Exercise description
Omit every picture, and retype the lines that run from the beginning of the data below through the line containing "import plotly.graph_objects as go", inclusive.

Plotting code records
++++++++++

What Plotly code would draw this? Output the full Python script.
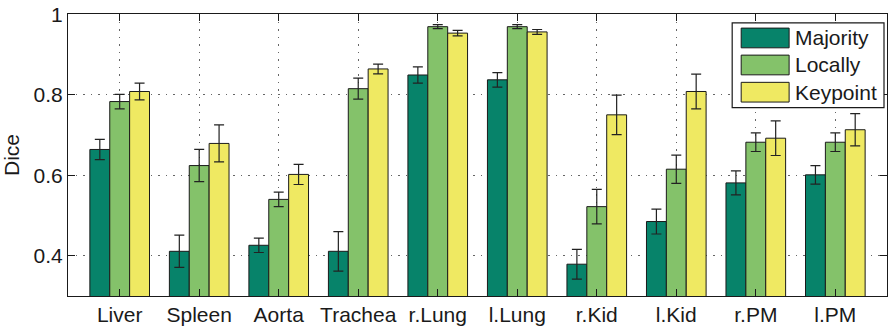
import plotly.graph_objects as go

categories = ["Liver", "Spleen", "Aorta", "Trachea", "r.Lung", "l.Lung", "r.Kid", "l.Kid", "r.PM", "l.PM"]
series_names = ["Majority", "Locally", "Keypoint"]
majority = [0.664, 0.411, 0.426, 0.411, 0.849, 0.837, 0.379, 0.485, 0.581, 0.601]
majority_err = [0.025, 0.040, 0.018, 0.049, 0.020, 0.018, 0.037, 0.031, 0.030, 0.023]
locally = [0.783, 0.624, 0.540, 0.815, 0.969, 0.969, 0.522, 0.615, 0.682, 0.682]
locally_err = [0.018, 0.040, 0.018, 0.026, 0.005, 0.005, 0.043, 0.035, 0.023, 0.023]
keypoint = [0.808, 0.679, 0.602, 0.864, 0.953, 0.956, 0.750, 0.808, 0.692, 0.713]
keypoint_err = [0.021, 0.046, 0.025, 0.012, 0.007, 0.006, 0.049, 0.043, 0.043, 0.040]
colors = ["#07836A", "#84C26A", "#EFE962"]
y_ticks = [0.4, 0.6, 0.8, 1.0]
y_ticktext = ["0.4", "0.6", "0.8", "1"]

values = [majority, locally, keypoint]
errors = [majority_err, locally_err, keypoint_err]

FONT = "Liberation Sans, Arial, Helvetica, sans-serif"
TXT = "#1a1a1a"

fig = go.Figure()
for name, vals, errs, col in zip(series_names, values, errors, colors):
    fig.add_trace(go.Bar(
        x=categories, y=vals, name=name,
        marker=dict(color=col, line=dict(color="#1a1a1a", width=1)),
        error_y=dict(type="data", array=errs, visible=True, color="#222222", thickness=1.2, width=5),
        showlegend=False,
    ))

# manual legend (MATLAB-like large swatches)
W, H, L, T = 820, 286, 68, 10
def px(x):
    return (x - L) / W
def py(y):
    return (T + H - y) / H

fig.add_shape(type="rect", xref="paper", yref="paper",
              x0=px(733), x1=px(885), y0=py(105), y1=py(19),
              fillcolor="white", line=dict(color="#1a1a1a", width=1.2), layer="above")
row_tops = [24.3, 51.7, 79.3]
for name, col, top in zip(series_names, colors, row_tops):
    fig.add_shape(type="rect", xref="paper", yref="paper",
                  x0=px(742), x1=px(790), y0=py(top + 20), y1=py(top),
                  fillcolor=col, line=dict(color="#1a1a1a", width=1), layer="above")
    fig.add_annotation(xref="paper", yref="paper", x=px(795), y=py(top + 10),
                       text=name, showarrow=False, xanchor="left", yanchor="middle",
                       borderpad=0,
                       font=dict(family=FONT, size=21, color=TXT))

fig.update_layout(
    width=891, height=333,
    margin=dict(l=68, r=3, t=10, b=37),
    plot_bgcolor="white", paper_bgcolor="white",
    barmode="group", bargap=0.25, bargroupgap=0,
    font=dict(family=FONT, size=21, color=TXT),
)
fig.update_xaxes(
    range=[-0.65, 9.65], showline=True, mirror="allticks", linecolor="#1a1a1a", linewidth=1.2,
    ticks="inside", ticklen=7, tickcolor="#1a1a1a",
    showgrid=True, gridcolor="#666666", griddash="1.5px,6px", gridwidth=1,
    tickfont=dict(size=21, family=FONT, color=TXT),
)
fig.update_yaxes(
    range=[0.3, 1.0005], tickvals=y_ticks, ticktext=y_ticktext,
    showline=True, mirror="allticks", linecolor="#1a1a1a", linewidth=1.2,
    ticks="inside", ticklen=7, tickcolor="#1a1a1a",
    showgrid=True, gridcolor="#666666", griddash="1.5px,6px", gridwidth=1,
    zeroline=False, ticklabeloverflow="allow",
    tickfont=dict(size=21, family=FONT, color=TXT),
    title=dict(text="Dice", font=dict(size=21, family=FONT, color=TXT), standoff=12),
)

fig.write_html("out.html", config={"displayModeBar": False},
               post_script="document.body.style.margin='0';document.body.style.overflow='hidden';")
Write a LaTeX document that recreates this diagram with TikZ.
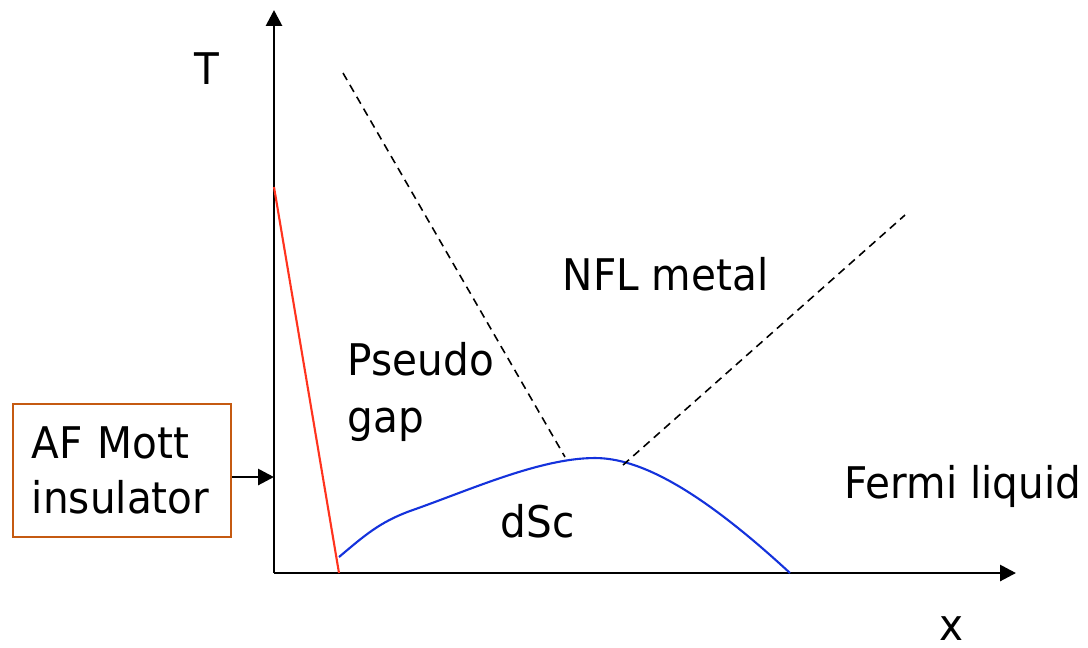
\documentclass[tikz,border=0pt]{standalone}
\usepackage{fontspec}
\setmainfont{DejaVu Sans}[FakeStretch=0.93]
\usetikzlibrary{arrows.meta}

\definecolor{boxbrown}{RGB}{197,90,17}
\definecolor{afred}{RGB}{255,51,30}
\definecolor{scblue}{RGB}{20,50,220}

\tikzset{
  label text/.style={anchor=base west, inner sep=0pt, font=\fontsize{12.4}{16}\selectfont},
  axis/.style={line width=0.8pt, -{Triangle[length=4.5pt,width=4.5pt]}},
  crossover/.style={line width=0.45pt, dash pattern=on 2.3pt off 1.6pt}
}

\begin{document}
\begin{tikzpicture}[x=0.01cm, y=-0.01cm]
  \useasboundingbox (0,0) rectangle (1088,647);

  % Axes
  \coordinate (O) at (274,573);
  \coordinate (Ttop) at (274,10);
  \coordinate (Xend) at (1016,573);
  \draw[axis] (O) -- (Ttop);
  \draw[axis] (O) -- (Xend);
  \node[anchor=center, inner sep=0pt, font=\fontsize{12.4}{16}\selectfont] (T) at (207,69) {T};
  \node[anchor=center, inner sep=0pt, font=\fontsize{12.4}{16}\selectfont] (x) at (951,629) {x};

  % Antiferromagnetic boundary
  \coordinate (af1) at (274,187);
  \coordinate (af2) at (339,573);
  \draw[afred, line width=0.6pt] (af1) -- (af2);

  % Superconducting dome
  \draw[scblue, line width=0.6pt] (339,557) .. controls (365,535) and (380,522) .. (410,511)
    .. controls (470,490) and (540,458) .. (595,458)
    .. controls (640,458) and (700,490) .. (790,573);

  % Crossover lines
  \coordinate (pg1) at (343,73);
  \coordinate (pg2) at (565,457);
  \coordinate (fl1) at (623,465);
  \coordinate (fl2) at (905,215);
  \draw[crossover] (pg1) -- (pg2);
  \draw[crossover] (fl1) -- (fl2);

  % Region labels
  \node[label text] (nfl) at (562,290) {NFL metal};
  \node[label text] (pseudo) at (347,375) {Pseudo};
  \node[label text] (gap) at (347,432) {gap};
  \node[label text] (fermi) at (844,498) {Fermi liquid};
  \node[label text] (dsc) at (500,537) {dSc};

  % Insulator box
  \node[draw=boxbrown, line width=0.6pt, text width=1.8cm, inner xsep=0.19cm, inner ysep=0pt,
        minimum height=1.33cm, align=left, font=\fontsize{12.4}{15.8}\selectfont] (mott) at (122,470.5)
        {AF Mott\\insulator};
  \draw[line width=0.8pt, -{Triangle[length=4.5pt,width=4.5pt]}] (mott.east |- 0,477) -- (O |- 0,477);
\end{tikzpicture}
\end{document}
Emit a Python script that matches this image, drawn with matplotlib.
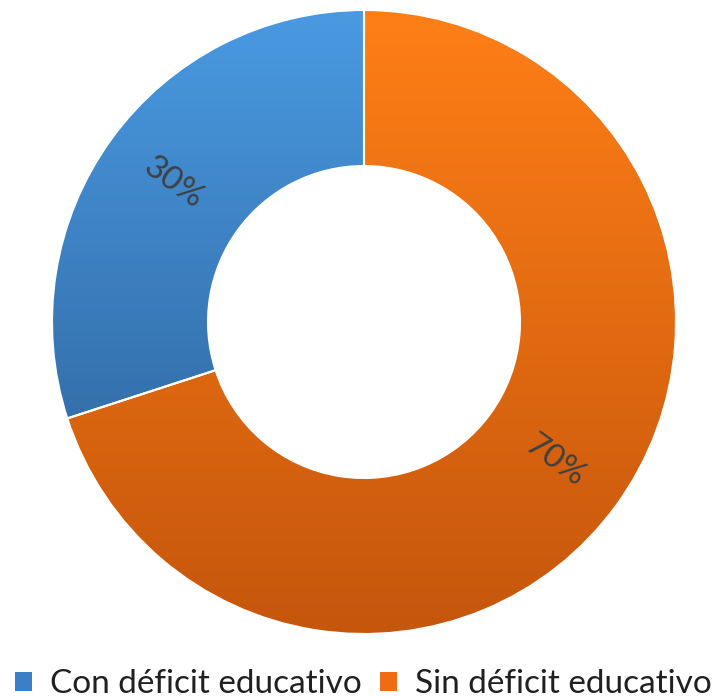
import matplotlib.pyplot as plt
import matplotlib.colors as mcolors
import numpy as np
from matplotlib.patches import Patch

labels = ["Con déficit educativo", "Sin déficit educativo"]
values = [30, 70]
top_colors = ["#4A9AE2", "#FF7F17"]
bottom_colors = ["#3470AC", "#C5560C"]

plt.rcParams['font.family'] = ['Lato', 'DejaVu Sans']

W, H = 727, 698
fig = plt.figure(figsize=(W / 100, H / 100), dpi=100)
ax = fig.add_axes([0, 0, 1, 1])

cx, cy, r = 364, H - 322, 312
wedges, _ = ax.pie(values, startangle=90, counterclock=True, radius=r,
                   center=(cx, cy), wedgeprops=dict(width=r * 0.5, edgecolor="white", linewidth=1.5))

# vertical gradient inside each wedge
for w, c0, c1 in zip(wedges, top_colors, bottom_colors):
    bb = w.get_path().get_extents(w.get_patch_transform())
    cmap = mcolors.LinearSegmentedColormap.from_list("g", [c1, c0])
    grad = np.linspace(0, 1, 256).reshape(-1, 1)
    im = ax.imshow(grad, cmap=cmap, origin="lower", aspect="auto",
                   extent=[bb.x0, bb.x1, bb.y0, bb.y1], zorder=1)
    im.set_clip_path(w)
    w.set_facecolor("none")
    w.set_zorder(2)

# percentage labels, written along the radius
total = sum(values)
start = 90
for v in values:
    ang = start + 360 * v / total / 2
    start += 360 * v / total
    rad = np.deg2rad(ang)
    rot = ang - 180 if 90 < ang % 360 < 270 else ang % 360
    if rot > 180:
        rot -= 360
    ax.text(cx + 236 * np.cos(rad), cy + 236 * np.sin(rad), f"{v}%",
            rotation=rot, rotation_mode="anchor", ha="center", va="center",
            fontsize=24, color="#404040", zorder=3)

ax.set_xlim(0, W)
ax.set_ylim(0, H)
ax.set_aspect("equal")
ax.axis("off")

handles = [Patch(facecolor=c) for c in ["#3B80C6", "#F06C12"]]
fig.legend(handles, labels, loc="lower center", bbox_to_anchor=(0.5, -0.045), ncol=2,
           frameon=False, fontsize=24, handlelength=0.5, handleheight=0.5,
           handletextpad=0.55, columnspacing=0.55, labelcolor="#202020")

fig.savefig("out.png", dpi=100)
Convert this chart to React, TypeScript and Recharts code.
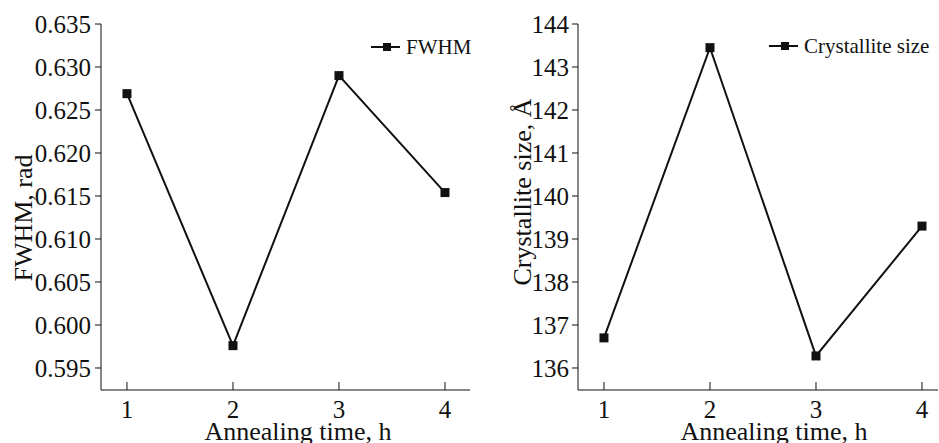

++++++++++

Answer to the problem
What Plotly code would draw this? Output the full Python script.
import plotly.graph_objects as go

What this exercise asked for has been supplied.